● STORED DATA:
## start

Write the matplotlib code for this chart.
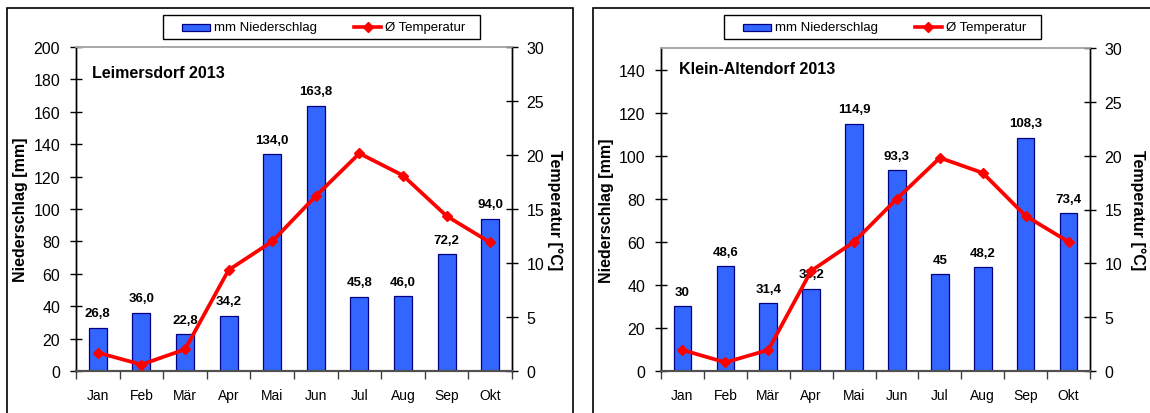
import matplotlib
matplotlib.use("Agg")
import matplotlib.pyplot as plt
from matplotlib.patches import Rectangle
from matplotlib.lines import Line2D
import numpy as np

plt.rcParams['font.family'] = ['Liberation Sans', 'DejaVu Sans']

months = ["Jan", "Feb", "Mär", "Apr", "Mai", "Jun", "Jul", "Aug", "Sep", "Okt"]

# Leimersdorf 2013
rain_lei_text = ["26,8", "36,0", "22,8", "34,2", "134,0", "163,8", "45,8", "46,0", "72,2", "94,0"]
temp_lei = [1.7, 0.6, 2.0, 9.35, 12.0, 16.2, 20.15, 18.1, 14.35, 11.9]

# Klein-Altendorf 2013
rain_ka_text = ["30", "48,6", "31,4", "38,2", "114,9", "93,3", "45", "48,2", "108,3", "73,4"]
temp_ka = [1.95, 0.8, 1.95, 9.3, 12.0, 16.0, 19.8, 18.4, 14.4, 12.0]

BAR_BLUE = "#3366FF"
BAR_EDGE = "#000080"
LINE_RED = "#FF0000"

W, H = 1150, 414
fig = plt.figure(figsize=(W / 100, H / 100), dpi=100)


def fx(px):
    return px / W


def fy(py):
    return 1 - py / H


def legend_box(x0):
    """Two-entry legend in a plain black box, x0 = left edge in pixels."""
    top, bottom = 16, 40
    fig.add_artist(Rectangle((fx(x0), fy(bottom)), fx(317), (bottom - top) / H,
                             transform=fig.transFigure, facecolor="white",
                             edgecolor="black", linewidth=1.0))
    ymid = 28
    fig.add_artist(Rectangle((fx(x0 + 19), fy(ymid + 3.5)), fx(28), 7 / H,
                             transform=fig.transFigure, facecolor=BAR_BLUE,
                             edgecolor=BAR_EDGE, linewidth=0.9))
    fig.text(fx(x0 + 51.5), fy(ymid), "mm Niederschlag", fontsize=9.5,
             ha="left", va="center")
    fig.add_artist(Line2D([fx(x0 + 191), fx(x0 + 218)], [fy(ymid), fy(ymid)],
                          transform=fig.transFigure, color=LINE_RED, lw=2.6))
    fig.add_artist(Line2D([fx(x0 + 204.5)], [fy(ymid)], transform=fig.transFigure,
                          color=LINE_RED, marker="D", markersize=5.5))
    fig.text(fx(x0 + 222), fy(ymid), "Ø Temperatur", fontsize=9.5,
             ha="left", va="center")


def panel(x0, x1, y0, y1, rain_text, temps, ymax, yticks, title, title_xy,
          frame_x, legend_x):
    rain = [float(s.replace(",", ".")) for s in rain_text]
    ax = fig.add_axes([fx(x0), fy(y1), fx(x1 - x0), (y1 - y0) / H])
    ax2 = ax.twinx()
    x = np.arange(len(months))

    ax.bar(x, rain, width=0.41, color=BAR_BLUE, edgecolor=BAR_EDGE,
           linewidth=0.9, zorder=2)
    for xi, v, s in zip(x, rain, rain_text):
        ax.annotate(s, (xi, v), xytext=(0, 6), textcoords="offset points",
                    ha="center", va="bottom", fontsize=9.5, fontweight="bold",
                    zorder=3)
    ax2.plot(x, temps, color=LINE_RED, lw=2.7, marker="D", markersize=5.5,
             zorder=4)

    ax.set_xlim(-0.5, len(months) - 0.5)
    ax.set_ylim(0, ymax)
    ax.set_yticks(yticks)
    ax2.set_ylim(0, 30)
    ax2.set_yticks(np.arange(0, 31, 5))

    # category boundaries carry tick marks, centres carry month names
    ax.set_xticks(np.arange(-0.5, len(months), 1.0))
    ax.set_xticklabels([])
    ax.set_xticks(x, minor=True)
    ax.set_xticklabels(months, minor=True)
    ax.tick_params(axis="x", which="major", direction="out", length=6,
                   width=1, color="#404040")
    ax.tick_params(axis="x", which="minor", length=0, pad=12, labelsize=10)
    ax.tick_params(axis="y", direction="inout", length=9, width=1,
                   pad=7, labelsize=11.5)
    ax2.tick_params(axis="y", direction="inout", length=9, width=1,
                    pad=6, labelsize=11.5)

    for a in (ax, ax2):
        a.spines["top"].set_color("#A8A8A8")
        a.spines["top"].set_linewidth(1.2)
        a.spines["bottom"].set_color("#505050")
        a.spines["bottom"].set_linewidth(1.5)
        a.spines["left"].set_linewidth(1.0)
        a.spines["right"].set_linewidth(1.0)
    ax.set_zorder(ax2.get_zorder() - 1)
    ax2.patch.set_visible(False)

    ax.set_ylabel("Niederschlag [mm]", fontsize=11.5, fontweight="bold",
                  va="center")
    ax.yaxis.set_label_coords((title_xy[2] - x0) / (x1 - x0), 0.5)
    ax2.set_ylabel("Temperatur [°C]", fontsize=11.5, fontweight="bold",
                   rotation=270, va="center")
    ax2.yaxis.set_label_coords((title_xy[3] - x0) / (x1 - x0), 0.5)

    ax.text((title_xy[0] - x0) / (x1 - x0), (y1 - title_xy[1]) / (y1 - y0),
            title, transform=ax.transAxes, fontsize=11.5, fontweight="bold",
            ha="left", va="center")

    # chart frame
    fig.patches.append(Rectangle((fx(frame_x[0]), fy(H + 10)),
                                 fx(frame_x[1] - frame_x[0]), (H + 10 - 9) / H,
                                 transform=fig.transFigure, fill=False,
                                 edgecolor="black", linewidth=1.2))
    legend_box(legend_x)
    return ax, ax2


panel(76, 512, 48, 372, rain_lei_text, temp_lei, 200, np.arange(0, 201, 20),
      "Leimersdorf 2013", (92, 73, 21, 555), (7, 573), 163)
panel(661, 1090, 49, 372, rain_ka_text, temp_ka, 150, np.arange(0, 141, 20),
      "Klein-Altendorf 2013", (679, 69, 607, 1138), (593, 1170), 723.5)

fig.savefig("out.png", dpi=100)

## end

● REQUIRED WORK:
Gather up every line in the data above that contains the word "matplotlib", copying each one.

● TASK RESPONSE:
Write the matplotlib code for this chart.
import matplotlib
matplotlib.use("Agg")
import matplotlib.pyplot as plt
from matplotlib.patches import Rectangle
from matplotlib.lines import Line2D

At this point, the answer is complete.